REQUIRED TASK:
Where the string "with" occurs in the material below, report the whole line.

-- -- --

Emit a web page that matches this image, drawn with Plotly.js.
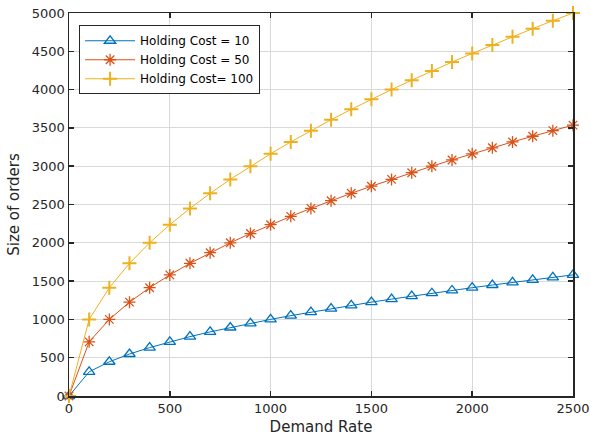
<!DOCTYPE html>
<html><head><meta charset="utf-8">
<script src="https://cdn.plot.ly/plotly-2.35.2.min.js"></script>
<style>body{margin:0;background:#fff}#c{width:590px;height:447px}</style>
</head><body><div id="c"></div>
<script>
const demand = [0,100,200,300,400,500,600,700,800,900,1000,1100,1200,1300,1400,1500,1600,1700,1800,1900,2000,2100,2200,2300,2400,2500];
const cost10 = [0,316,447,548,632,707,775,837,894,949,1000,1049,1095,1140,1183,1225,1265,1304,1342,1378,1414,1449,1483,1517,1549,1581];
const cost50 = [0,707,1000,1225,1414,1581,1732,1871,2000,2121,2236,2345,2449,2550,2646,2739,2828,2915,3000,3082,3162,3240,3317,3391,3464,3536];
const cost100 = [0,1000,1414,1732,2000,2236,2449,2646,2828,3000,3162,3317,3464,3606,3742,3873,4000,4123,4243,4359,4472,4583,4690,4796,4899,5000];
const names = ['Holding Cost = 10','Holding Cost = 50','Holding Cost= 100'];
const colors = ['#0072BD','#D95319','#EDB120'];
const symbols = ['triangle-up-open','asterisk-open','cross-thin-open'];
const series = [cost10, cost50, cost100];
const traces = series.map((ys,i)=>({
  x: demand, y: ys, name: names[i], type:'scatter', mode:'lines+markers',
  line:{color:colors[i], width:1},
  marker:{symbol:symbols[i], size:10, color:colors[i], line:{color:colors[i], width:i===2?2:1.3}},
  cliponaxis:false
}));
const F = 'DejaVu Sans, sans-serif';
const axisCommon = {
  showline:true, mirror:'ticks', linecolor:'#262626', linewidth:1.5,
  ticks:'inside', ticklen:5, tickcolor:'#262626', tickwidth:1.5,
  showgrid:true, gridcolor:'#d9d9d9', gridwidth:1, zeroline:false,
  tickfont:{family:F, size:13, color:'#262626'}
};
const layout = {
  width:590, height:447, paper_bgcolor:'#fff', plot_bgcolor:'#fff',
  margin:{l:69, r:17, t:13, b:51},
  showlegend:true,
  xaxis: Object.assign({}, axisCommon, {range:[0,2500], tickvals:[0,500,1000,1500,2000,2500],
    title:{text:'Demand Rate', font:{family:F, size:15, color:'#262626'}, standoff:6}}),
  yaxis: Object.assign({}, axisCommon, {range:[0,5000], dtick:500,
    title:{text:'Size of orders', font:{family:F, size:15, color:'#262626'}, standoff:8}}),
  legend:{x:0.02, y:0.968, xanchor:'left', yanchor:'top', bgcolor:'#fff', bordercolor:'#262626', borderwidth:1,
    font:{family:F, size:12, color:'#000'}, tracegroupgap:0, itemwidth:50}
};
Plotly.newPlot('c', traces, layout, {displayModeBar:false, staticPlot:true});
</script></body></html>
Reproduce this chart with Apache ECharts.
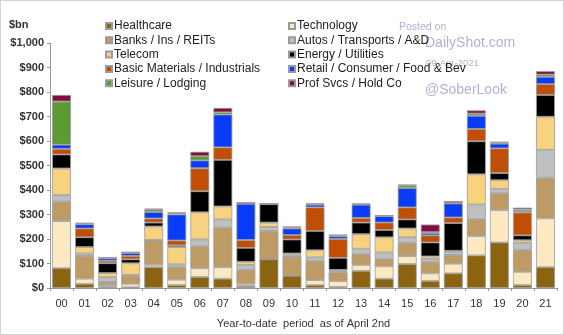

-- -- --

RESPONSE TO THIS TASK:
Emit a web page that matches this image, drawn with Plotly.js.
Reproduce this chart with Apache ECharts.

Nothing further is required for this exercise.